Quoique je fusse convaincu que notre langue, par sa pauvreté et l’uniformité de ses constructions, s’accordât peu avec la hardiesse des figures, l’harmonie des expressions, la variété du style, la longueur et la cadence des périodes de Pindare, néanmoins je compris qu’il serait possible, sinon d’égaler le modèle, au moins de ne pas rester tant au-dessous et de donner une traduction qui fût assez fidèle et assez élégante pour ne pas être tout à fait indigne du prince des poëtes lyriques. C’est là qu’ont tendu constamment mes soins et mes efforts pendant les cinq années que je me suis occupé de ce travail.

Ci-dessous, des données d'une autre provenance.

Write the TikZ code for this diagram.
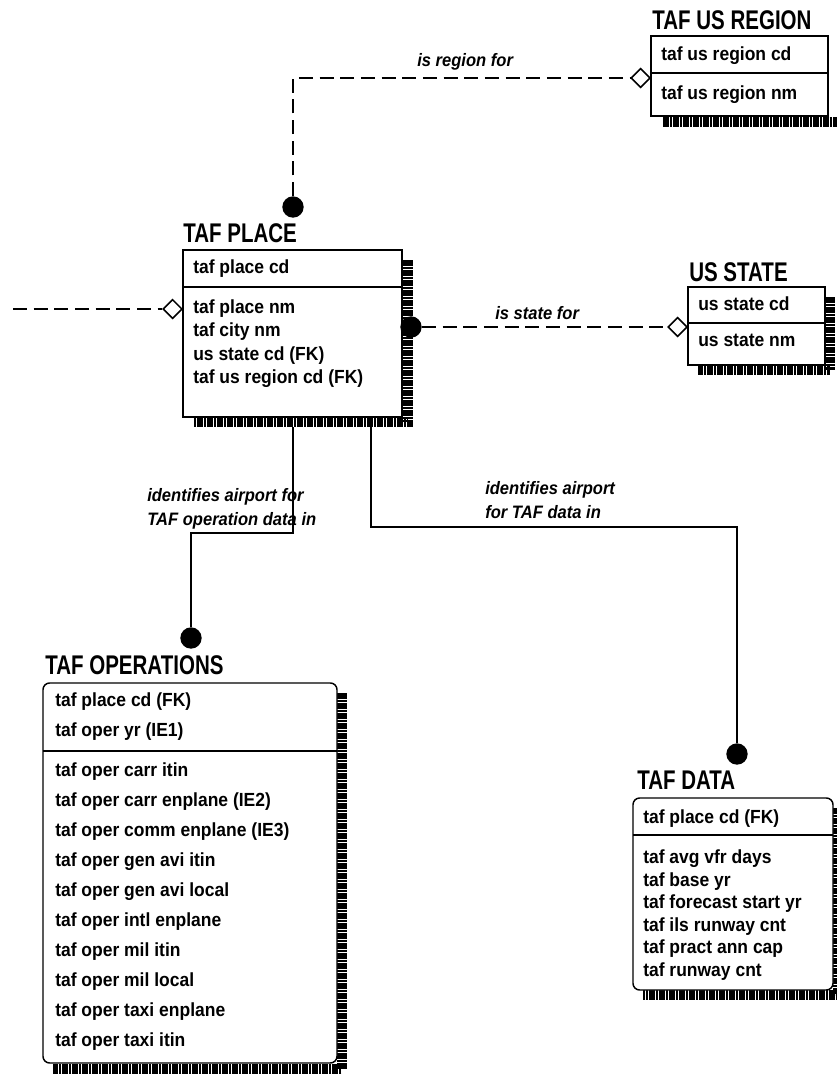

  1. Dès la première olympiade. Non la première absolument parlant, mais la première qui se trouvait marquée dans les registres des Éléens et par laquelle on commença à compter les olympiades, l’an 776 avant J.-C. ; elle est appelée olympiade de Corœbus et eut lieu sous le règne d’Iphitus, fils d’Hæmon, comme nous le dirons plus loin.
  2. On trouve dans Diodore de Sicile (IV, 14) que l’hippodrome, séparé du stade, était à une certaine distance du Cronium et de l’Alphée. Lucien même prétend qu’il était situé à deux stades, dans la plaine, à l’orient d’Olympie. Quoi qu’il en soit, comme il n’y a rien de bien précis à cet égard dans la plupart des auteurs anciens, et qu’il nous a paru fort possible que les courses de chevaux et de chars pussent avoir lieu dans le stade, nous n’avons pas cru devoir, dans cette dissertation, distinguer le stade et l’hippodrome comme deux monumens séparés. Cependant, pour concilier les deux opinions, nous avons tracé, à la fin de ce volume, un plan d’Olympie, dans lequel l’hippodrome est à quelque distance du stade. Ceux qui prétendent qu’on ne doit pas séparer l’un de l’autre rapporteront au stade tout ce que nous disons de l’hippodrome.